--- Job ---
Please repeat the records exactly from their first line, finishing at the line containing "на квартиры (без" and including it.

--- Working data ---
_ _ _ _ _ _ _

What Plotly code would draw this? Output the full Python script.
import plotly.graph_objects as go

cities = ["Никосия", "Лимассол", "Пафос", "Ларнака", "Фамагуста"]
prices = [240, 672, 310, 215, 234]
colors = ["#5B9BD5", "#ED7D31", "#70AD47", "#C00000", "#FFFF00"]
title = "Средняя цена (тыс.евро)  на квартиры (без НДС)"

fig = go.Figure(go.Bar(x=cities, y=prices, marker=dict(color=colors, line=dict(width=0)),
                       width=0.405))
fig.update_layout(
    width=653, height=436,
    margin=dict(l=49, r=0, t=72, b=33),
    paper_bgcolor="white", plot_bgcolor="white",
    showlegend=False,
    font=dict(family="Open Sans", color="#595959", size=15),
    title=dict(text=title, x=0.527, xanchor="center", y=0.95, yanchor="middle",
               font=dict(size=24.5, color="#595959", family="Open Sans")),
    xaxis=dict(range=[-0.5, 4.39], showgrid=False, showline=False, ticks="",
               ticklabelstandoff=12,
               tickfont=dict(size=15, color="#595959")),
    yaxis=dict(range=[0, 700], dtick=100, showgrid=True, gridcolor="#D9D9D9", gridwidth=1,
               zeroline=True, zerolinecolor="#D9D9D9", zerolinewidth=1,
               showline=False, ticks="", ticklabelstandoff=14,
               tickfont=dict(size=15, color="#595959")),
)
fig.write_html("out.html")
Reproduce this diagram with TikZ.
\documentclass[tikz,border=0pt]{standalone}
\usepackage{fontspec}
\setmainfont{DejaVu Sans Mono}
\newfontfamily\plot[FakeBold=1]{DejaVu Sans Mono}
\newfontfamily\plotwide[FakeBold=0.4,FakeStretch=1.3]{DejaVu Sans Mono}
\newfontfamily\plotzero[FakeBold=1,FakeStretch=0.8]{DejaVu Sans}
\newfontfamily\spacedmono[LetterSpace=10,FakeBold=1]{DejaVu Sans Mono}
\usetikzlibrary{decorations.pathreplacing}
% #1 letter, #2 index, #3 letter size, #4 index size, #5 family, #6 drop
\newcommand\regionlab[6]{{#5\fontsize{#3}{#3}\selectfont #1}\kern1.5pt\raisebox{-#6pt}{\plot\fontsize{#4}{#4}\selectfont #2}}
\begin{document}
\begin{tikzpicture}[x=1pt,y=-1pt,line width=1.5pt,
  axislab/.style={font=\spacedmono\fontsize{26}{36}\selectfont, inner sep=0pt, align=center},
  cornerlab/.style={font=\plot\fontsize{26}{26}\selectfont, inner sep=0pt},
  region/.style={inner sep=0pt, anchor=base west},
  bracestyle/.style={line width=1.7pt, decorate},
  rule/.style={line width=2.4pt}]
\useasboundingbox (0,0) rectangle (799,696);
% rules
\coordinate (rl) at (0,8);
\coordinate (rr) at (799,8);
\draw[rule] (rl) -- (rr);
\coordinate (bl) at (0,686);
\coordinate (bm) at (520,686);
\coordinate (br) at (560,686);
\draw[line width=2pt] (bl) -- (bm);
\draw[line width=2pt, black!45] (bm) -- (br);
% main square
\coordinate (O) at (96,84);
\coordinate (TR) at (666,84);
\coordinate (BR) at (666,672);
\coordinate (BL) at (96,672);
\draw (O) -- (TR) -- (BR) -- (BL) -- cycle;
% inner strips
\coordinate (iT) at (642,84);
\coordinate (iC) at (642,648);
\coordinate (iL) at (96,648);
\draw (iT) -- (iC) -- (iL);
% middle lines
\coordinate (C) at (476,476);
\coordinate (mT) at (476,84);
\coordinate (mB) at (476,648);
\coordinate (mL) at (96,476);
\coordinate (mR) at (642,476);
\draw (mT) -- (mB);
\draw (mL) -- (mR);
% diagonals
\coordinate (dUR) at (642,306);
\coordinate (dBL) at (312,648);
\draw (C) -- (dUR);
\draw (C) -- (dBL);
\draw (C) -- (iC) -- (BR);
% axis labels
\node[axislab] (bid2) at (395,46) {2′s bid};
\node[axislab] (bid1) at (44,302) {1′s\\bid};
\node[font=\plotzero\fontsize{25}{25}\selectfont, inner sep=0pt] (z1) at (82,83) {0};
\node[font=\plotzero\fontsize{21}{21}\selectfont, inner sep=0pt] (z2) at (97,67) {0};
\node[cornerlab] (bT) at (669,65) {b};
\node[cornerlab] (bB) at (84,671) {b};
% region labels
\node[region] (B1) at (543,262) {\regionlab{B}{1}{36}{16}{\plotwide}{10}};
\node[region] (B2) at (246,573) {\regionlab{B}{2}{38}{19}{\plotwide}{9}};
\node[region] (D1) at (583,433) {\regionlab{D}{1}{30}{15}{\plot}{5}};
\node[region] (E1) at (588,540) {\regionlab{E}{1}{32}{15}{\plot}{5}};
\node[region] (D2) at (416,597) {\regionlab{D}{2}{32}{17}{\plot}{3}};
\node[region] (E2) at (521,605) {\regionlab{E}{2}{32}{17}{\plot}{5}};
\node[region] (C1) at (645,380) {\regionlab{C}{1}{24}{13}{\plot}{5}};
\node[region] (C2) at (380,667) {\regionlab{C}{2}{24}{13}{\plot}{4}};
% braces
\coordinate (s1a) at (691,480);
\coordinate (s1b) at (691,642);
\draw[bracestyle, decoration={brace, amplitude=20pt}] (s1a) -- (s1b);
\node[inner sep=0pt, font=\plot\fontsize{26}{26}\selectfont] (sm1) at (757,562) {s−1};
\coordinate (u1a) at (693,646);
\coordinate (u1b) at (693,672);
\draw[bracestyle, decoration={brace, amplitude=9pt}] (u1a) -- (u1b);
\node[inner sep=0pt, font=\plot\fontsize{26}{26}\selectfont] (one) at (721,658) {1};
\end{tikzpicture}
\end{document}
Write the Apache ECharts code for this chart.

_ _ _ _ _ _ _

--- Written solution ---
What Plotly code would draw this? Output the full Python script.
import plotly.graph_objects as go

cities = ["Никосия", "Лимассол", "Пафос", "Ларнака", "Фамагуста"]
prices = [240, 672, 310, 215, 234]
colors = ["#5B9BD5", "#ED7D31", "#70AD47", "#C00000", "#FFFF00"]
title = "Средняя цена (тыс.евро)  на квартиры (без НДС)"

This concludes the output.